A strong rally for stock markets is likely in the fourth quarter but the US economy faces sluggish growth, especially if the Bush tax cuts are not rolled over, Bob Parker, a senior adviser at Credit Suisse, told CNBC Friday.
Corporate and investor cash is at a record high, because of worries of either a double-dip recession or fears of the world going into deflation, he said. "If you're in a period of deflation, sitting on a cash mountain is a wise thing to do. But we are not going into deflation," Parker said.
November mid-term elections in the US are another factor compounding the chances of a stock market rally, because historically "there's a clear pattern of stock markets rallying around mid-term elections," he explained.

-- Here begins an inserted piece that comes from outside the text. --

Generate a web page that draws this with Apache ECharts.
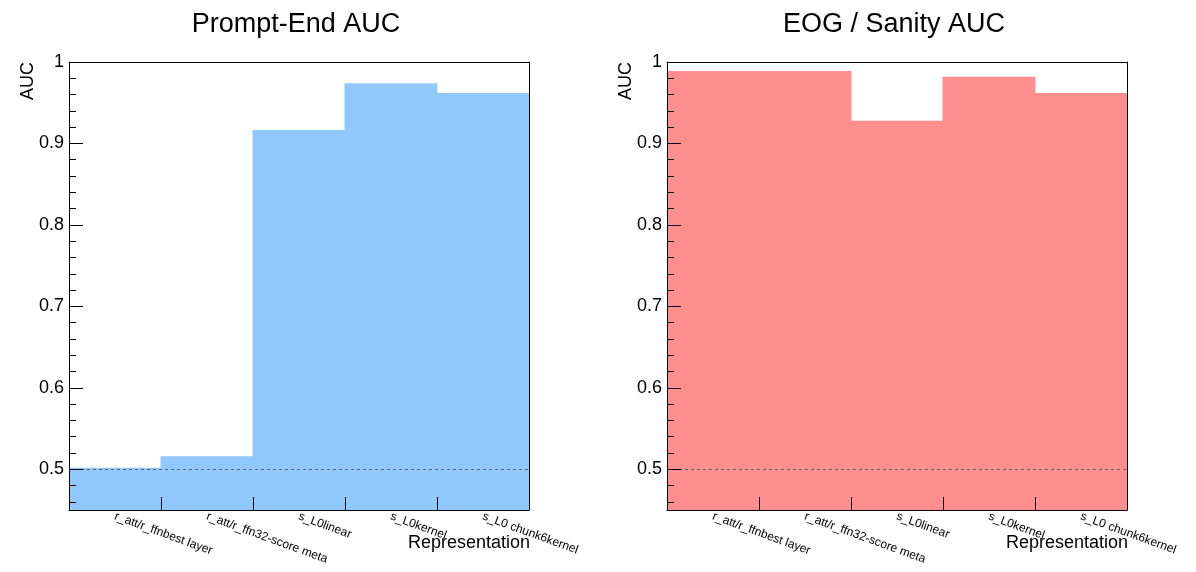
<!DOCTYPE html>
<html>
<head>
<meta charset="utf-8">
<script src="https://cdn.jsdelivr.net/npm/echarts@6/dist/echarts.min.js"></script>
<style>html,body{margin:0;padding:0;background:#fff}#c{width:1196px;height:572px}</style>
</head>
<body>
<div id="c"></div>
<script>
var categories = ["r_att/r_ffnbest layer", "r_att/r_ffn32-score meta", "s_L0linear", "s_L0kernel", "s_L0 chunk6kernel"];
var promptEndAUC = [0.502, 0.516, 0.9165, 0.974, 0.962];
var eogSanityAUC = [0.989, 0.989, 0.928, 0.982, 0.962];
var titles = ["Prompt-End AUC", "EOG / Sanity AUC"];
var yMajorTicks = [0.5, 0.6, 0.7, 0.8, 0.9, 1.0];
var yMinorTicks = [0.46, 0.48, 0.52, 0.54, 0.56, 0.58, 0.62, 0.64, 0.66, 0.68, 0.72, 0.74, 0.76, 0.78, 0.82, 0.84, 0.86, 0.88, 0.92, 0.94, 0.96, 0.98];
var refLine = 0.5;
var yMin = 0.45, yMax = 1.0;

var FONT = "Liberation Sans, Arial, Helvetica, sans-serif";
var chart = echarts.init(document.getElementById('c'));

var grids = [
  {left: 69, top: 62, width: 460, height: 448, outerBoundsMode: 'none', containLabel: false},
  {left: 667, top: 62, width: 460, height: 448, outerBoundsMode: 'none', containLabel: false}
];
var colors = ['#90c8fd', '#ff8e8e'];
var datas = [promptEndAUC, eogSanityAUC];

var option = {
  backgroundColor: '#fff',
  animation: false,
  title: [],
  grid: grids,
  xAxis: [],
  yAxis: [],
  series: []
};

function fmt(v) { return String(+(+v).toFixed(2)); }

for (var g = 0; g < 2; g++) {
  var cx = grids[g].left + grids[g].width / 2;
  option.title.push({
    text: titles[g], left: cx - 3, top: 11, textAlign: 'center', padding: 0,
    textStyle: {fontFamily: FONT, fontSize: 27, fontWeight: 'normal', color: '#000'}
  });
  // main bottom x axis
  option.xAxis.push({
    type: 'category', gridIndex: g, data: categories, position: 'bottom', z: 10,
    boundaryGap: true,
    name: 'Representation', nameLocation: 'end', nameGap: -121, nameMoveOverlap: false,
    nameTextStyle: {fontFamily: FONT, fontSize: 18, color: '#000', verticalAlign: 'top', padding: [24, 0, 0, 0]},
    axisLine: {lineStyle: {color: '#000', width: 1}},
    axisTick: {show: true, inside: true, length: 13, lineStyle: {color: '#000'}},
    axisLabel: {interval: 0, rotate: -20, margin: 6, fontFamily: FONT, fontSize: 12, color: '#000'},
    splitLine: {show: false}
  });
  // top frame
  option.xAxis.push({
    type: 'category', gridIndex: g, data: categories, position: 'top', z: 10,
    axisLine: {lineStyle: {color: '#000', width: 1}},
    axisTick: {show: false}, axisLabel: {show: false}, splitLine: {show: false}
  });
  // left y axis with major ticks + labels
  option.yAxis.push({
    type: 'value', gridIndex: g, min: yMin, max: yMax, position: 'left', z: 10,
    name: 'AUC', nameLocation: 'end', nameGap: 0, nameRotate: 90, nameMoveOverlap: false,
    nameTextStyle: {fontFamily: FONT, fontSize: 18, color: '#000', align: 'right', verticalAlign: 'bottom', padding: [0, 0, 32, 0]},
    axisLine: {show: true, lineStyle: {color: '#000', width: 1}},
    axisTick: {show: true, inside: true, length: 14, customValues: yMajorTicks, lineStyle: {color: '#000'}},
    axisLabel: {customValues: yMajorTicks, margin: 5, formatter: fmt, fontFamily: FONT, fontSize: 18, color: '#000'},
    splitLine: {show: false}
  });
  // minor ticks
  option.yAxis.push({
    type: 'value', gridIndex: g, min: yMin, max: yMax, position: 'left', offset: 0, z: 10,
    axisLine: {show: false},
    axisTick: {show: true, inside: true, length: 7, customValues: yMinorTicks, lineStyle: {color: '#000'}},
    axisLabel: {show: false},
    splitLine: {show: false}
  });
  // right frame
  option.yAxis.push({
    type: 'value', gridIndex: g, min: yMin, max: yMax, position: 'right', z: 10,
    axisLine: {show: true, lineStyle: {color: '#000', width: 1}},
    axisTick: {show: false}, axisLabel: {show: false}, splitLine: {show: false}
  });
  option.series.push({
    type: 'bar', xAxisIndex: g * 2, yAxisIndex: g * 3,
    data: datas[g], barWidth: '101%', barCategoryGap: '0%',
    itemStyle: {color: colors[g]},
    markLine: {
      silent: true, symbol: 'none', z: 8,
      label: {show: false},
      lineStyle: {color: '#5a6270', type: [3, 3], width: 1},
      data: [{yAxis: refLine}]
    }
  });
}

chart.setOption(option);
</script>
</body>
</html>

"My central case is that we will have quite a strong fourth-quarter equity rally," Parker said.
If interest rates remain low, as they are predicted to, the cash on the sidelines is going to shift into assets, a phenomenon already visible in the mergers and acquisitions cycle, according to Parker.
He predicted economic growth of 2 percent for the US for this year and of 2.5 percent for next year, but with a big caveat: if the Bush tax cuts are not rolled over, "that would be a fiscal shock to the economy."

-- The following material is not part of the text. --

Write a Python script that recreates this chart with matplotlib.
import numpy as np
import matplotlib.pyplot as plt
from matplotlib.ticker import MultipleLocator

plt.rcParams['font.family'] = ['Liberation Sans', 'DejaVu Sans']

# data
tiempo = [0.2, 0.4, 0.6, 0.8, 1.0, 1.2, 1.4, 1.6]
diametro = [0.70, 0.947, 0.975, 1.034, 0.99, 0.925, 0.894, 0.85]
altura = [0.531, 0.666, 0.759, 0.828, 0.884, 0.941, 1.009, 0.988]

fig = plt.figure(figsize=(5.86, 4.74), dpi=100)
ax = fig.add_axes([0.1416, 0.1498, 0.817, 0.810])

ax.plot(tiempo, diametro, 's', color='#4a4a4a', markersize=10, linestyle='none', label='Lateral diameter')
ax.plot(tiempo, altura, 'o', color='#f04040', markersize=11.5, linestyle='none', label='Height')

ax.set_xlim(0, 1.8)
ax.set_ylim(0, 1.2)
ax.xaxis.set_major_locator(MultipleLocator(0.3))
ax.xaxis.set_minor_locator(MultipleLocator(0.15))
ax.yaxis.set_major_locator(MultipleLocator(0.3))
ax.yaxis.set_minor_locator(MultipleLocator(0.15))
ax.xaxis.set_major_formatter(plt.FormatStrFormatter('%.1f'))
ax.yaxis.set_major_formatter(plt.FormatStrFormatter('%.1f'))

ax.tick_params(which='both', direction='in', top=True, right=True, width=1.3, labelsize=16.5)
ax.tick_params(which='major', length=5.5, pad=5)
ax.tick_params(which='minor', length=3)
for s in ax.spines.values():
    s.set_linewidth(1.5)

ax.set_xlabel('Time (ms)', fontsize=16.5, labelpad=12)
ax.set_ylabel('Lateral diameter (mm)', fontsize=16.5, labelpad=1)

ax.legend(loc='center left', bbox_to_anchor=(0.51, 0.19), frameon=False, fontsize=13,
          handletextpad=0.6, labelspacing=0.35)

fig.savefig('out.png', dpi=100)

"If they don't roll over, growth next year comes down to 1 percent," Parker warned.
His view is in contrast to that expressed by White House economic advisor Larry Summers, who in an interview with CNBC Thursday signaled that he did not consider the cuts crucial for economic growth.
Parker said it is worrying that in the US more than 50 percent of the unemployed have been so for over 15 months and this is becoming "a big drag on the economy."
"We could have a very miserable two to three years in the US," he said.
In southern Europe, economic conditions will remain difficult going into 2012, but Germany is in good health and may record growth of more than 3 percent next year, Parker said.
Chinese stocks look attractive because they fell 20 percent year-to-date and speculative flows are now trying to go back into the market, he said.
Sectors will perform differently, with financials underperforming while the health-care sector will outperform the broader market.
The technology sector is also likely to do well, as companies will spend on technology next year, he said.
"I think it's far too early to take profits in the tech sector," Parker said.